Jachenau:"Immer noch lieber als ein Atomkraftwerk"

Die Reaktionen auf die Pläne für ein riesiges Pumpspeicher-Kraftwerk am Jochberg sind noch unentschieden. Überwiegt der Nutzen oder doch der Schaden für die Natur?

Suse Bucher-Pinell

Walchensee Jochberg

In unmittelbarer Nähe des Walchensees erhebt sich der Jochberg. Auf ihm soll ein gewaltiges Pumpspeicherkraftwerk gebaut werden.

(Foto: Manfred Neubauer)

Am Tag nach dem Bekanntwerden der Pläne zu einem Pumpspeicher-Kraftwerk am Jochberg sind die Positionen von Umweltverbänden und Kommunen zu dem Mammutprojekt noch nicht zementiert. Zu überraschend kam für viele die Nachricht. Auf Details zu den Plänen der Energieallianz, einem Zusammenschluss kommunaler Energieversorger, wartet man noch, oder man braucht einfach noch Zeit zum Überlegen: "Ob das Kraftwerk ein Segen oder Fluch ist, müssen wir noch abwägen", sagt Jachenaus Bürgermeister Georg Riesch (CSU), obwohl seine Gemeinde schon vor ein paar Monaten informiert wurde. Auf Jachenauer Flur, oberhalb des Walchensees, soll das Kraftwerk mit einem mindestens zwei Millionen Kubikmeter Wasser fassenden Speicherbecken gebaut werden.

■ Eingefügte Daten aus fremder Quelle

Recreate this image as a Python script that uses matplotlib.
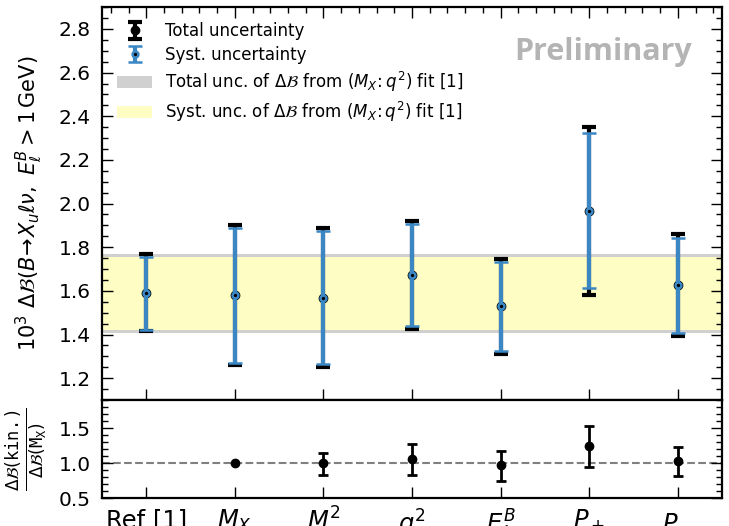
import matplotlib
matplotlib.use("Agg")
from matplotlib import pyplot as plt
from matplotlib.ticker import MultipleLocator
import numpy as np

# categories (x axis)
labels = ["Ref [1]", r"$M_X$", r"$M^2$", r"$q^2$", r"$E_\ell^B$", r"$P_+$", r"$P_-$"]

# 10^3 Delta B central values
central = [1.592, 1.580, 1.569, 1.673, 1.529, 1.967, 1.626]
# total uncertainty edges (upper, lower)
tot_hi = [1.768, 1.901, 1.886, 1.921, 1.748, 2.349, 1.860]
tot_lo = [1.417, 1.260, 1.251, 1.424, 1.310, 1.583, 1.394]
# systematic uncertainty edges (upper, lower)
syst_hi = [1.757, 1.888, 1.875, 1.907, 1.734, 2.323, 1.841]
syst_lo = [1.421, 1.271, 1.263, 1.439, 1.324, 1.612, 1.409]

# reference (M_X:q^2) fit bands
ref_tot = (1.409, 1.768)
ref_syst = (1.420, 1.757)

# ratio to the M_X result
ratio = [1.000, 1.057, 0.967, 1.237, 1.024]
ratio_hi = [1.147, 1.270, 1.176, 1.523, 1.223]
ratio_lo = [0.824, 0.830, 0.747, 0.950, 0.820]
ratio_x = [2, 3, 4, 5, 6]

blue = "#3a87c4"

x = np.arange(len(labels))
central = np.array(central)
c_tot_err = [central - np.array(tot_lo), np.array(tot_hi) - central]
c_syst_err = [central - np.array(syst_lo), np.array(syst_hi) - central]

fig = plt.figure(figsize=(7.29, 5.26), dpi=100)
ax = fig.add_axes([0.14, 0.2395, 0.8505, 0.747])
axr = fig.add_axes([0.14, 0.0532, 0.8505, 0.1863], sharex=ax)

ax.axhspan(*ref_tot, color="#d0d0d0", lw=0, zorder=0,
           label=r"Total unc. of $\Delta\mathcal{B}$ from $(M_X\!:q^2)$ fit [1]")
ax.axhspan(*ref_syst, color="#fdfdc4", lw=0, zorder=0.5,
           label=r"Syst. unc. of $\Delta\mathcal{B}$ from $(M_X\!:q^2)$ fit [1]")

ax.errorbar(x, central, yerr=c_tot_err, fmt="o", color="k", ms=6, elinewidth=3,
            capsize=5, capthick=3, zorder=2, label="Total uncertainty")
ax.errorbar(x, central, yerr=c_syst_err, fmt="o", color=blue, mfc="k", mec=blue,
            ms=4.2, mew=1.8, elinewidth=3, capsize=5, capthick=2.2, zorder=3,
            label="Syst. uncertainty")

ax.set_ylim(1.1, 2.9)
ax.set_xlim(-0.5, 6.5)
ax.yaxis.set_major_locator(MultipleLocator(0.2))
ax.yaxis.set_minor_locator(MultipleLocator(0.05))
ax.xaxis.set_minor_locator(MultipleLocator(0.2))
ax.tick_params(which="both", direction="in", top=True, right=True, labelsize=14.5, pad=8)
ax.tick_params(which="major", length=8, width=1)
ax.tick_params(which="minor", length=4, width=1, bottom=False)
ax.tick_params(axis="x", labelbottom=False)
ax.set_ylabel(r"$10^3\ \Delta\mathcal{B}(B\!\to\! X_u\ell\nu,\ E_\ell^B > 1\,\mathrm{GeV})$",
              fontsize=15)
ax.yaxis.set_label_coords(-0.092, 0.5)

h, l = ax.get_legend_handles_labels()
order = [2, 3, 0, 1]
ax.legend([h[i] for i in order], [l[i] for i in order], loc="upper left",
          frameon=False, fontsize=12, handlelength=2.1, borderaxespad=0.5,
          labelspacing=0.35)

ax.text(0.952, 0.885, "Preliminary", transform=ax.transAxes, ha="right",
        va="center", fontsize=22, fontweight="bold", color="#b4b4b4",
        family="Open Sans")

# ratio panel
axr.axhline(1.0, color="#808080", ls="--", lw=1.5, zorder=0)
axr.plot([1], [1.0], "o", color="k", ms=6)
ratio = np.array(ratio)
r_err = [ratio - np.array(ratio_lo), np.array(ratio_hi) - ratio]
axr.errorbar(ratio_x, ratio, yerr=r_err, fmt="o", color="k", ms=6, elinewidth=2,
             capsize=3.5, capthick=2)
axr.set_ylim(0.5, 1.9)
axr.yaxis.set_major_locator(MultipleLocator(0.5))
axr.yaxis.set_minor_locator(MultipleLocator(0.1))
axr.set_xticks(x)
axr.set_xticklabels(labels)
axr.tick_params(which="both", direction="in", right=True, labelsize=14.5, pad=8)
axr.tick_params(which="major", length=8, width=1)
axr.tick_params(which="minor", length=4, width=1, bottom=False, top=False)
axr.tick_params(axis="x", labelsize=17.5, pad=7)
axr.set_ylabel(r"$\frac{\Delta\mathcal{B}(\mathtt{kin.})}{\Delta\mathcal{B}(\mathtt{M_X})}$",
               fontsize=17.5)
axr.yaxis.set_label_coords(-0.084, 0.5)

for a in (ax, axr):
    for s in a.spines.values():
        s.set_linewidth(1.6)

fig.savefig("out.png", dpi=100)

Auch der Kocheler Gemeinderat weiß schon länger davon. Der Walchensee soll schließlich das Wasser liefern. Dennoch kann Zweiter Bürgermeister Johann Resenberger (CSU) noch keine klare Position verkünden. Für ihn persönlich steht dagegen fest: "Wenn die Energiewende erfolgreich sein soll, dann ist klar, dass wir so etwas brauchen." Der Kocheler SPD-Bundestagsabgeordnete Klaus Barthel kritisiert in einer Pressemitteilung die "Geheimdiplomatie gegen die eigene Bevölkerung" und fordert ein Energiekonzept für den Landkreis, das alle Projekte umfasst.

Kritisch begleiten Michael Pröttel und die Umweltorganisation "Mountain Wilderness" die Energiewende, die sie grundsätzlich befürworten. Vor nicht einmal zwei Monaten hat er den "Bock des Jahres" für die größte Umweltsünde in den Alpen an die Brauneck-Bergbahn überreicht: das Speicherbecken zum Betrieb von Schneekanonen am Garlandhang. Ob der Negativpreis für das Jochberg-Projekt angemessen wäre, darüber mag Pröttel noch nicht nachdenken. Seine Haltung ist klar: "Wir sind strikt gegen dieses riesige Pumpspeicherbecken an diesem Standort", sagt er. In der "unglaublich schönen Landschaft" am Jochberg stellt Pröttel die Verhältnismäßigkeit des Eingriffs in die Natur in Frage.

Differenziert sieht auch Martin Pfund das Projekt. Der Vorsitzende der Tölzer Sektion des Alpenvereins, hat, wie viele, erst aus der Zeitung von den Plänen erfahren. "Natürlich schreie ich nicht juhu", sagt er. Aber anders als das Brauneck-Speicherbecken verurteilt er das Projekt nicht generell: "Ein Kraftwerk am Jochberg dient der naturverträglichen Energieversorgung und ist mir immer noch lieber als ein Atomkraftwerk." An dem vom Bund Naturschutz im Landkreis angekündigten kollektiven Widerstand will sich Pfund mit der Tölzer Sektion allerdings nicht beteiligen. "Wir sind ein Bergsteiger- und Freizeitverein, wir werden uns nicht an die Kampagne dranhängen." Zum einen fehle der Sektion, die trotz langer Suche ohne Umweltreferent ist, die Fachkenntnis. Zum anderen liege der Schwerpunkt der Arbeit in naturverträglicher Freizeitgestaltung. Der Deutsche Alpenverein in München will in Abstimmung mit anderen bayerischen Naturschutzverbänden die Planungen analysieren und bewerten. "Wir beobachten sie sehr kritisch", heißt es in einer Pressemitteilung.

Die Bürgerstiftung Energiewende Oberland (EWO) positioniert sich noch nicht. "Wir kennen keine konkreten Pläne", sagt Stefan Drexlmaier, EWO-Geschäftsstellenleiter in Penzberg. Grundsätzlich seien Pumpspeicherkraftwerke für die Energiewende von Bedeutung, gleichzeitig aber mit Umwelteingriffen verbunden: "Man muss im Einzelfall abwägen."